Loss of control and grounding of ro-ro passenger ferry Hebrides

Location: Lochmaddy, North Uist, Scotland.

Accident Investigation Report 20/2017

Investigation report into marine accident including what happened and safety lessons learned:

MAIB investigation report 20-2017: Hebrides

Annexes to MAIB investigation report 20-2017: Hebrides

Photograph of Hebrides aground courtesy of Scottish TV News

Hebrides aground (photo: Scottish TV News)

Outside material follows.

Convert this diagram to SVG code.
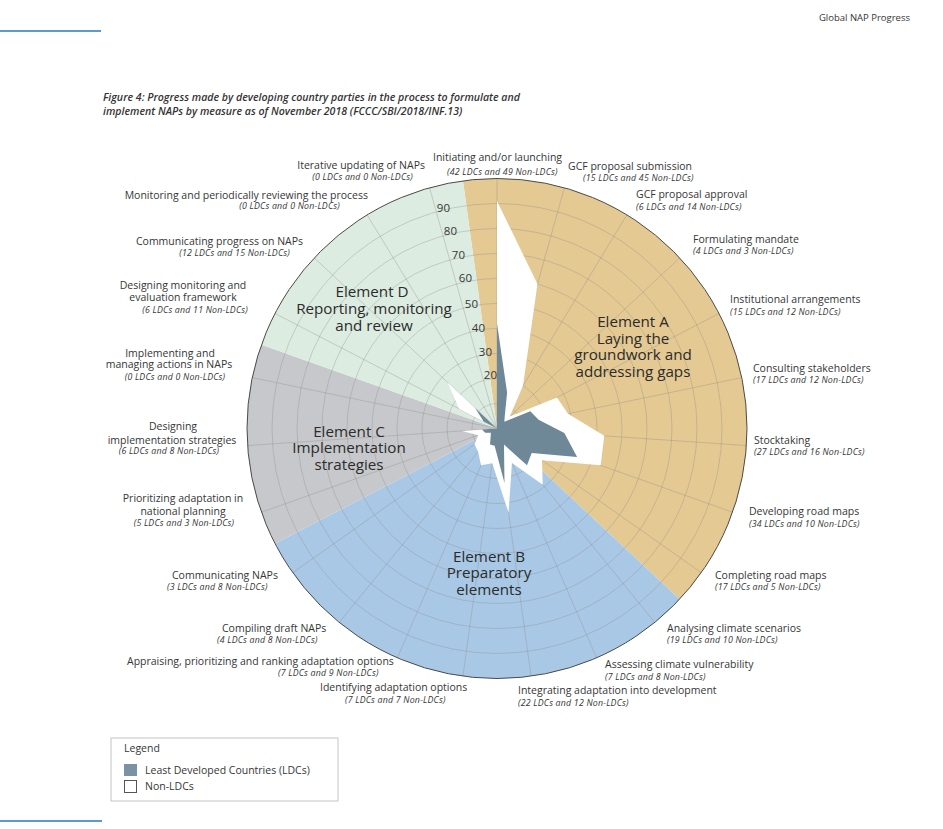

On 25 September 2016, the ro-ro passenger ferry Hebrides was approaching Lochmaddy, North Uist, Scotland when control of the ferry’s port controllable pitch propeller was lost. The master attempted to control the ferry’s movements but he was unable to prevent it from running over several mooring pontoons and briefly grounding. There were no injuries but the ferry was damaged and had to be taken out of service and repaired in dry dock.

Safety lessons

  • the loss of control was caused by the loosening of a setscrew (grub screw) within a servomotor assembly
  • thread locking compound had not been used to secure the setscrew
  • service instructions for the maintenance of the servomotor were not available to ship’s engineers or shore-based service engineers
  • an alarm system that had been recommended by the control system manufacturer had not been fitted
  • the bridge and engine control room teams were not sufficiently prepared or practiced to deal effectively with a loss of control in confined waters


Rolls-Royce Marine (2017/136) is recommended to verify its processes to ensure that service and inspection instructions provided by the original equipment manufacturers of the components used in its control systems are available to its service engineers and in the documentation provided to vessels.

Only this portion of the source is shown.